Roundtable: Bridging the Local and the Global through the Histories of Science, Medicine, Technology, and the Environment
Session Abstract
Recent years have seen a proliferation in global and transnational histories. Scholars have moved beyond the nation-state as a primary category of analysis to consider the ways that people, commodities, and ideas traverse geographical borders. Global historians have demonstrated that power and culture do not flow in a one-way direction, unmediated; instead, they emphasize the reciprocal and hybrid nature of exchange. Thinking and practicing history transnationally has become as important to our disciplinary toolkit as the analytical lenses of race, class, and gender.
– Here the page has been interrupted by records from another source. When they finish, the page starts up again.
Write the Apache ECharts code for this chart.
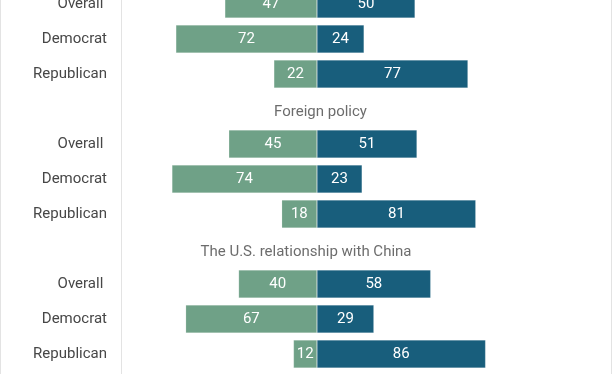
<!DOCTYPE html>
<html>
<head>
<meta charset="utf-8">
<script src="https://cdn.jsdelivr.net/npm/echarts@6/dist/echarts.min.js"></script>
<style>
html,body{margin:0;padding:0;background:#fff;}
#c{width:612px;height:374px;}
</style>
</head>
<body>
<div id="c"></div>
<script>
// Row labels (empty string = a group-title row)
const rowLabels = ['Overall ', 'Democrat', 'Republican', '', 'Overall ', 'Democrat', 'Republican', '', 'Overall ', 'Democrat', 'Republican', ''];
// Group titles and the row index where they sit
const groupTitles = ['Foreign policy', 'The U.S. relationship with China'];
const groupTitleRows = [3, 7];
// Left (green) and right (blue) values
const greenVals = [47, 72, 22, null, 45, 74, 18, null, 40, 67, 12, null];
const blueVals  = [50, 24, 77, null, 51, 23, 81, null, 58, 29, 86, null];

const GREEN = '#6fa187';
const BLUE = '#185e7c';
const TEXT = '#474747';
// horizontal nudges of the group titles (layout only)
const TITLE_NUDGE = [3.5, -11];

const cats = rowLabels.map((_, i) => 'r' + i);
const chart = echarts.init(document.getElementById('c'), null, {renderer: 'canvas'});

const labelStyle = {
  show: true, position: 'inside', color: '#ffffff', fontSize: 15,
  fontFamily: 'Roboto', fontWeight: 'normal'
};

chart.setOption({
  animation: false,
  backgroundColor: '#ffffff',
  grid: {left: 121, width: 392, top: -13.5, height: 420, containLabel: false, outerBoundsMode: 'none'},
  xAxis: {
    type: 'value', min: -100, max: 100, show: false
  },
  yAxis: {
    type: 'category', inverse: true, data: cats,
    axisLine: {show: true, onZero: false, lineStyle: {color: '#e3e3e3', width: 1}},
    axisTick: {show: false},
    splitLine: {show: false},
    axisLabel: {
      margin: 14, fontSize: 15, color: TEXT, fontFamily: 'Roboto',
      formatter: (v, i) => rowLabels[i]
    }
  },
  series: [
    {
      type: 'bar', stack: 's', barWidth: 28,
      data: greenVals.map(v => v == null ? null : -v),
      itemStyle: {color: GREEN, borderColor: 'rgba(255,255,255,0.35)', borderWidth: 0.5},
      label: Object.assign({}, labelStyle, {formatter: p => Math.abs(p.value)})
    },
    {
      type: 'bar', stack: 's', barWidth: 28,
      data: blueVals,
      itemStyle: {color: BLUE, borderColor: 'rgba(255,255,255,0.35)', borderWidth: 0.5},
      label: Object.assign({}, labelStyle, {formatter: p => p.value})
    },
    {
      type: 'scatter', symbolSize: 0, silent: true,
      data: groupTitles.map((t, i) => ({
        value: [0, groupTitleRows[i]], name: t,
        label: {offset: [TITLE_NUDGE[i], 3]}
      })),
      label: {
        show: true, position: 'inside', offset: [0, 3],
        formatter: p => p.name, color: TEXT, fontSize: 15, fontFamily: 'Roboto'
      }
    }
  ],
  graphic: [
    {type: 'line', shape: {x1: 0.5, y1: 0, x2: 0.5, y2: 374}, style: {stroke: '#e3e3e3', lineWidth: 1}},
    {type: 'line', shape: {x1: 611.5, y1: 0, x2: 611.5, y2: 374}, style: {stroke: '#e3e3e3', lineWidth: 1}}
  ]
});
</script>
</body>
</html>
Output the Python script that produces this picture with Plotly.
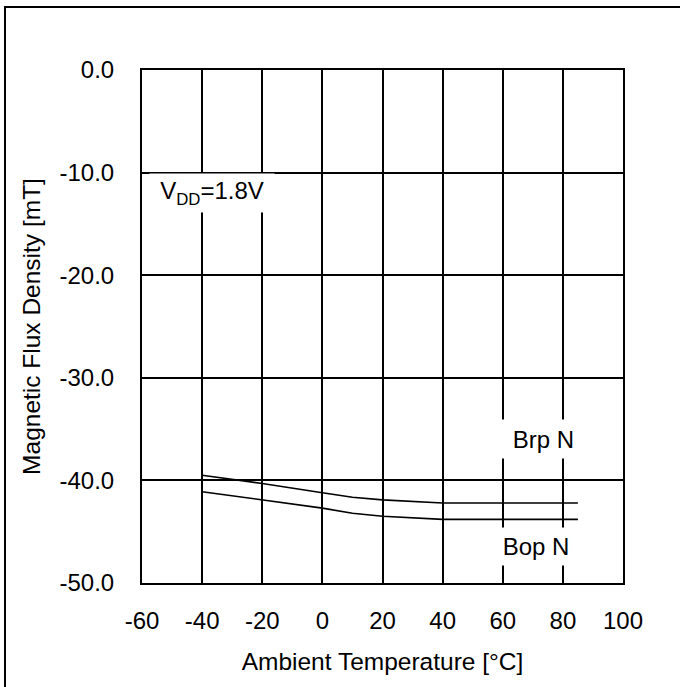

While we have recognized the value of studying worldly connections, this approach has its drawbacks. When concentrating on the global, there is often a tendency to diminish or overlook the importance of local actors and events. Successfully practicing global history, moreover, can prove difficult. As Isabel Hofmeyr wrote in a 2006 American Historical Review piece, tracing “the movement of objects, people, ideas, and texts” remains a “key methodological challenge in any practice of transnational history.”[1]
As the participants on this roundtable will contend, the histories of science, medicine, technology, and the environment are ideally suited to address these intellectual challenges. Each of the panelists specializes in a different region and explores its relationship to the wider world using one or more of these disciplinary lenses. Through our collective scholarship, we connect local lives and places to broader global processes. As we trace the movement of scientific knowledge and tools across borders, we examine the ways that local actors adapt and modify it to serve their particular needs and interests.
To discuss these themes in greater detail, we propose a roundtable on the practice of global history through a focus on science, medicine, technology, and the environment. Each of the four participants will first present brief papers based on their original research. Then, we will then open up the session to a discussion with the audience about the issues our work raises.
* Julia Irwin will serve as Chair and Commentator.
* Dora Vargha will examine the ways that vaccines and technologies of polio treatment (e.g. iron lungs) connected Cold War era Hungary to both the Soviet Union and the West.
* Michael Krysko will discuss radio broadcasts from the United States to Latin America and analyze what an international border crossing technology like radio shows us about international borders and national and global identities.
* Jenny Leigh Smith will examine agricultural experts from the United States and the Soviet Union who worked on rural development projects in the emergent postcolonial nations of Indonesia and Ghana.
* Prakash Kumar will discuss Seeds of Globalization and India’s Global Activists
Together, the panelists will show the importance of integrating the histories of science, medicine, technology, and the environment into the burgeoning field of global history.
[1] Isabel Hofmeyr, “AHR Conversation on Transnational History,” American Historical Review 111 (December 2006): 1440–64.